Vénus noire d'Abdellatif Kechiche explore l'histoire de la Vénus hottentote, une jeune femme sud-africaine exhibée en Europe au XIXème siècle. Une reconstitution sans paillettes de ce que pouvait être la vie au temps des phénomènes de foire

Une histoire vraie…
Saartjie Baartman, jeune femme d'ethnie khoisan, est née en Afrique du Sud vers 1789. Son physique atypique mêlant une hypertrophie des hanches et du sexe la fait remarquer d'un fermier qui décide de l'emmener en Europe. C'est à Londres que son calvaire va commencer en 1810. Devenant une "bête de foire", elle est exhibée de cabarets en bordels aux yeux des Britanniques avides d'exotisme. Son supplice ne va pas s'arrêter là. Elle est revendue à un montreur d'ours qui la ramène en France où elle va susciter une fascination malsaine et sexuelle dans les salons libertins de la capitale. Les gens la touchent, la scrutent, la bousculent, sa vie devient une sorte de viol continu, loin de son rêve de devenir riche en Europe.

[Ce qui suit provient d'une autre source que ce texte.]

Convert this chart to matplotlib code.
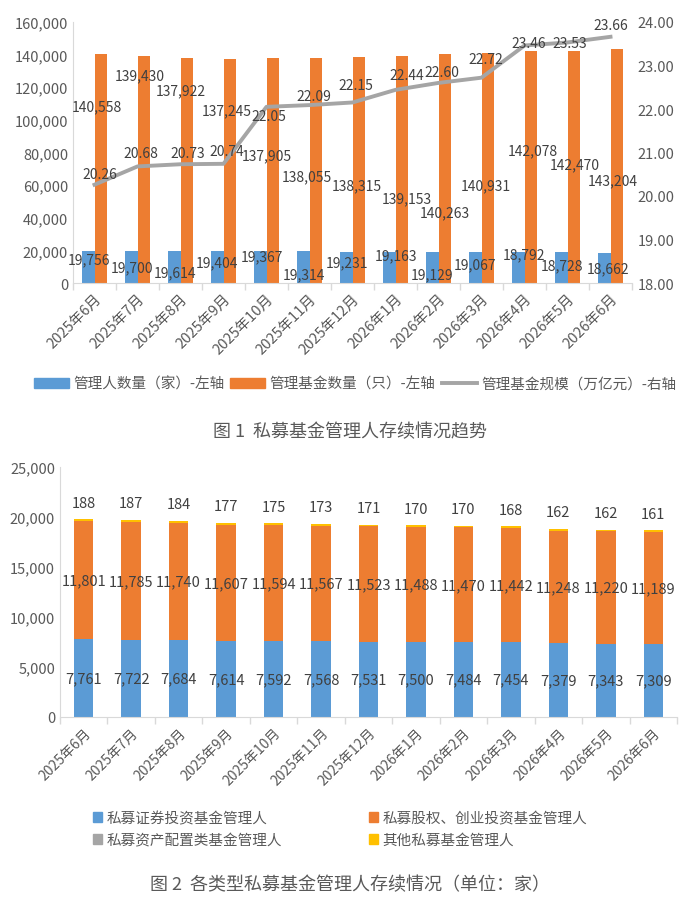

Elle finira par mourir, seule, à 27 ans, dans un bordel, seulement cinq ans après son arrivée en Europe. C'est pourtant une fois morte que son calvaire va atteindre des sommets. Elle sera disséquée contre sa volonté par Georges Cuvier, un des pères de l'anatomie moderne. Ses fesses, ses organes génitaux et son squelette resteront au Musée de l'Homme jusqu'en 1976, avant qu'en 2002, sa dépouille ne soit restituée à l'Afrique du Sud où elle aura enfin droit à une sépulture décente.
Un film sur le regard
Abdellatif Kechiche n'explore pas les méandres de la psychologie de la Vénus noire. Au contraire, il place le spectateur en position de voyeur en privilégiant les visages, les décors et les corps. Une position difficile mais le réalisateur l'assume, il s'était interdit de rendre le film séduisant. Le sujet est ambitieux, et c'est avec justesse, sans basculer dans la complaisance que ce long-métrage traite le calvaire vécu par la Vénus noire en Europe. Pour incarner la jeune femme, Abdellatif Kechiche a choisi une inconnue cubaine de 30 ans rencontrée en 2005 dans les rues de Belleville. Malgré son manque d'expérience, Yahima Torres est magistrale dans ce film. Ceux qui l'entourent, notamment Olivier Gourmet (Réaux), André Jacobs (Caezar) et François Marthouret, qui campe un Cuvier à la perfection, sont excellents, sans parler des figurants aux trognes impressionnantes.
L'Africain vu par l'Occident au XIXème siècle
Saartjie Baartman est comparée à un singe, réduite au rang d'animal sauvage, elle est tenue en laisse, exhibée dans une cage. Sa tristesse bouleverse le spectateur autant que le manque d'humanité dont elle est l'objet peut le révolter. C'est un film sans concessions, qui malmène et donne à réfléchir sur les préjugés et le racisme, les scènes sont brutales, interminables, mais c'est malheureusement un film qui explore un pan de notre passé, et en cela, il est extrêmement intéressant.